Ahem...
They are Samsung's lawyers. They were hired by Samsung to receive and review documents from Apple that Samsung wasn't allowed to see.
If I received stuff like that in my email, I would have the choice of dropping what I'm doing, and asking my manager what to do, or dropping what I'm doing and calling someone in our legal department for advice what to do. That's what anybody working in a company that tries to behave legally and ethically correct is trained and expected to do. Even if the stuff didn't come from lawyers that my company hired, which just made things ten times worse.
This is business, not the school yard.
So...let me get this straight. You believe lawfirms have no duty in upholding the law? Samsung could ask for it all they want. The lawfirm should still say no. It is like me hiring an accountant to do my work. If I want the accountant to do something illegal, and they do it, they're in trouble, too.

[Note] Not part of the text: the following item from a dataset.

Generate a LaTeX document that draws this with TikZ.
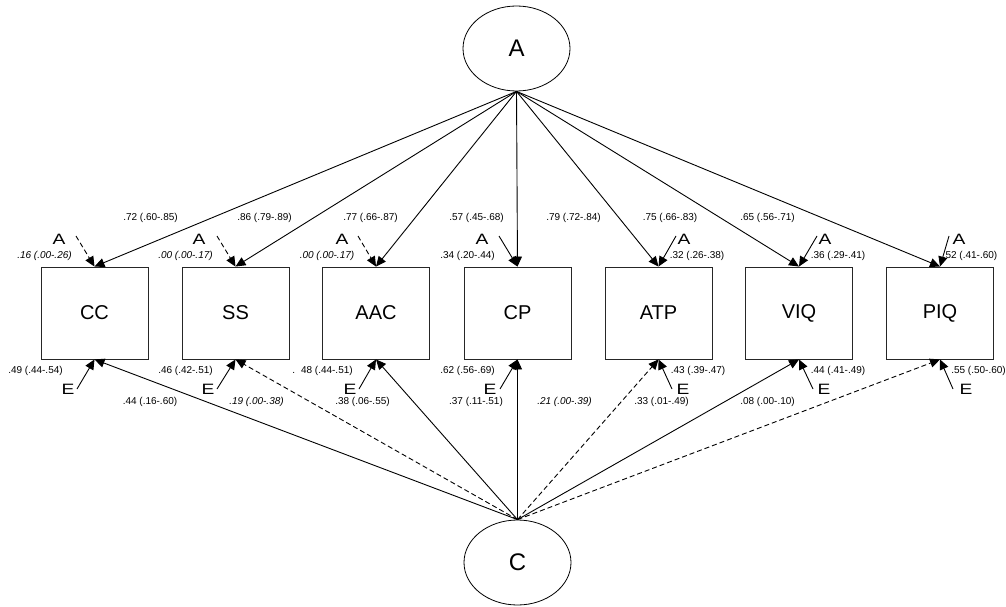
\documentclass[tikz,border=0pt]{standalone}
\usepackage{fontspec}
\setmainfont{Liberation Sans}
\usetikzlibrary{arrows.meta,shapes.geometric}
\newcommand{\wideltr}[1]{\scalebox{1.28}[1]{#1}}
\begin{document}
\begin{tikzpicture}[x=1pt,y=-1pt]
\tikzstyle{lat}= [ellipse,draw,line width=0.8pt,minimum width=107pt,minimum height=85pt,inner sep=0pt,font=\fontsize{24}{24}\selectfont]
\tikzstyle{obs}= [rectangle,draw=black!85,line width=0.9pt,minimum width=107pt,minimum height=92pt,inner sep=0pt,font=\fontsize{20}{20}\selectfont]
\tikzstyle{src}= [inner sep=0pt,font=\fontsize{15}{15}\selectfont]
\tikzstyle{est}= [inner sep=0pt,font=\fontsize{10}{12}\selectfont]
\tikzstyle{esti}= [inner sep=0pt,font=\fontsize{10}{12}\selectfont\itshape]
\tikzstyle{load}= [-{Triangle[length=10pt,width=9pt]},line width=0.9pt]
\tikzstyle{loadz}= [load,dash pattern=on 5pt off 3pt]

\useasboundingbox (0,0) rectangle (1006,607);

\path
	(516.5, 48.5) node[lat] (lA) {A}
	(517.5,562.5) node[lat] (lC) {C}
	( 94.5,313) node[obs] (cc) {CC}
	(235.5,313) node[obs] (ss) {SS}
	(376.0,313) node[obs] (aac) {AAC}
	(517.5,313) node[obs] (cp) {CP}
	(658.5,313) node[obs] (atp) {ATP}
	(799.0,313) node[obs] (viq) {VIQ}
	(940.0,313) node[obs] (piq) {PIQ}
;
% A and E sources
\path
	( 59,239.5) node[src] (aCC) {\wideltr{A}}   ( 76,236) coordinate (taCC)
	(199,239.5) node[src] (aSS) {\wideltr{A}}   (217,236) coordinate (taSS)
	(342,239.5) node[src] (aAAC) {\wideltr{A}}  (358,236) coordinate (taAAC)
	(482,239.5) node[src] (aCP) {\wideltr{A}}   (499,236) coordinate (taCP)
	(684,239.5) node[src] (aATP) {\wideltr{A}}  (676,236) coordinate (taATP)
	(825,239.5) node[src] (aVIQ) {\wideltr{A}}  (817,236) coordinate (taVIQ)
	(959,239.5) node[src] (aPIQ) {\wideltr{A}}  (949,236) coordinate (taPIQ)
	( 68,389) node[src] (eCC) {\wideltr{E}}   ( 77,389) coordinate (teCC)
	(208,389) node[src] (eSS) {\wideltr{E}}   (217,389) coordinate (teSS)
	(350,389) node[src] (eAAC) {\wideltr{E}}  (359,389) coordinate (teAAC)
	(490,389) node[src] (eCP) {\wideltr{E}}   (500,389) coordinate (teCP)
	(683,389) node[src] (eATP) {\wideltr{E}}  (672,389) coordinate (teATP)
	(824,389) node[src] (eVIQ) {\wideltr{E}}  (813,389) coordinate (teVIQ)
	(966,389) node[src] (ePIQ) {\wideltr{E}}  (953,389) coordinate (tePIQ)
;
% estimates
\path
	(150.5,217.5) node[est] (lcc) {.72 (.60-.85)}
	(264.5,217.5) node[est] (lss) {.86 (.79-.89)}
	(370.5,217.5) node[est] (laac) {.77 (.66-.87)}
	(476.5,217.5) node[est] (lcp) {.57 (.45-.68)}
	(573.5,217.5) node[est] (latp) {.79 (.72-.84)}
	(670.0,217.5) node[est] (lviq) {.75 (.66-.83)}
	(767.5,217.5) node[est] (lpiq) {.65 (.56-.71)}
	( 44.5,256) node[esti] (vacc) {.16 (.00-.26)}
	(185.5,256) node[esti] (vass) {.00 (.00-.17)}
	(327.0,256) node[esti] (vaaac) {.00 (.00-.17)}
	(467.5,256) node[est] (vacp) {.34 (.20-.44)}
	(697.0,256) node[est] (vaatp) {.32 (.26-.38)}
	(838.0,256) node[est] (vaviq) {.36 (.29-.41)}
	(970.0,256) node[est] (vapiq) {.52 (.41-.60)}
	( 35.5,371) node[est] (vecc) {.49 (.44-.54)}
	(185.5,371) node[est] (vess) {.46 (.42-.51)}
	(322.5,371) node[est] (veaac) {.\hspace{6pt}48 (.44-.51)}
	(467.5,371) node[est] (vecp) {.62 (.56-.69)}
	(698.0,371) node[est] (veatp) {.43 (.39-.47)}
	(838.0,371) node[est] (veviq) {.44 (.41-.49)}
	(978.5,371) node[est] (vepiq) {.55 (.50-.60)}
	(150.0,402) node[est] (vccc) {.44 (.16-.60)}
	(256.5,402) node[esti] (vcss) {.19 (.00-.38)}
	(362.5,402) node[est] (vcaac) {.38 (.06-.55)}
	(476.0,402) node[est] (vccp) {.37 (.11-.51)}
	(564.5,402) node[esti] (vcatp) {.21 (.00-.39)}
	(661.5,402) node[est] (vcviq) {.33 (.01-.49)}
	(767.5,402) node[est] (vcpiq) {.08 (.00-.10)}
;
% loadings
\draw[load] (lA.south) -- (cc.north);
\draw[load] (lA.south) -- (ss.north);
\draw[load] (lA.south) -- (aac.north);
\draw[load] (lA.south) -- (cp.north);
\draw[load] (lA.south) -- (atp.north);
\draw[load] (lA.south) -- (viq.north);
\draw[load] (lA.south) -- (piq.north);
\draw[load]  (lC.north) -- (cc.south);
\draw[loadz] (lC.north) -- (ss.south);
\draw[load]  (lC.north) -- (aac.south);
\draw[load]  (lC.north) -- (cp.south);
\draw[loadz] (lC.north) -- (atp.south);
\draw[load]  (lC.north) -- (viq.south);
\draw[loadz] (lC.north) -- (piq.south);
% specific paths
\draw[loadz] (taCC) -- (cc.north);
\draw[loadz] (taSS) -- (ss.north);
\draw[loadz] (taAAC) -- (aac.north);
\draw[load] (taCP) -- (cp.north);
\draw[load] (taATP) -- (atp.north);
\draw[load] (taVIQ) -- (viq.north);
\draw[load] (taPIQ) -- (piq.north);
\draw[load] (teCC) -- (cc.south);
\draw[load] (teSS) -- (ss.south);
\draw[load] (teAAC) -- (aac.south);
\draw[load] (teCP) -- (cp.south);
\draw[load] (teATP) -- (atp.south);
\draw[load] (teVIQ) -- (viq.south);
\draw[load] (tePIQ) -- (piq.south);
\end{tikzpicture}
\end{document}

In this case, Samsung wasn't stealing money from itself and reporting it incorrectly. Nor were they stealing directly from anyone-no internal stockholder was hurt or anything. The leak came from the lawfirm and the lawfirm should have serious consequences against it.
For instance, you hire me to do a job, and then you ask me to do something illegal. It is my duty to say no.
You're trying very, very hard defending Samsung.
Samsung executives knew of the lawsuit against Apple. They knew that they weren't supposed to look at the Apple documents, and they did anyways. And to Samsung's gain on contract negotiation with a 3rd party, Nokia.
How is Samsung to actually know what they were seeing until after they saw it? A normal business works this way.
Oh, look, a document.
Oh wait, I'm not sure what I just read. Meeting to review.
OK, we just looked at something that wasn't supposed to be shared with us. But...we didn't actually share it with us.
I'm still having problems figuring out why this is a problem for Samsung ethically. If it was a problem for Nokia that Samsung was trying to match terms with Apple, then Nokia should sue the leaker of information, ie: The lawfirm.
It isn't that I'm trying very hard to defend Samsung. What they did...seems rather normal to me in normal business. People get information, they use information. I've worked with confidential information. If I had leaked it, my head is on the line, not the receiver, unless they use it to do something illegal. Getting a better deal by citing deals isn't illegal.
This is very simple. It is known that the law firm shared the information. What is not (yet) known is why and in what circumstances. What is also known is that the court ordered that this information be made available for the eyes of the law firm only, and that Samsung knew this. If Samsung requested this information from the lawyers, they are in trouble because they knew they weren't entitled to have the information. If they didn't request the information they are still in trouble because once in possession of the information they knew they were specifically excluded by the court from having access to, they failed to notify the court and instead used that information for the precise purpose the court had excluded them from having it for.
Samsung was not, and is not an interested party. They were an involved party to the lawsuit from which this information derived. As an involved party they are responsible to the court for their actions relating to the court and the case.
So far as the case is concerned, they're not an interested party. For business, you bet they're interested in seeing what deals they can get.
I again must reissue: Without legal advise, how would Samsung know what information they were and weren't allowed to see? "Everything leaks"-I want to see a transcript with that, because that might be "Everything gets reported"-in the sense that, the executives had known about deals.
Remember, Samsung WAS entitled to certain, but not all knowledge. That was what the lawfirm was supposed to share with them. If Samsung got the entire deal, again, perhaps their interpretation was it was shared because the entire deal was sharable.
I think all responsibility is with the firm...I don't see much basis to go after Samsung here. Even if they hired a firm known for this type of behavior-the firm shouldn't have existed before this incident due to such behavior.
Maybe Samsung did something illegal, but so far as I can see, it is much ado about nothing and rooting for a football team...the "DEATH TO SAMSUNG APPLE TO VICTORY" type thing.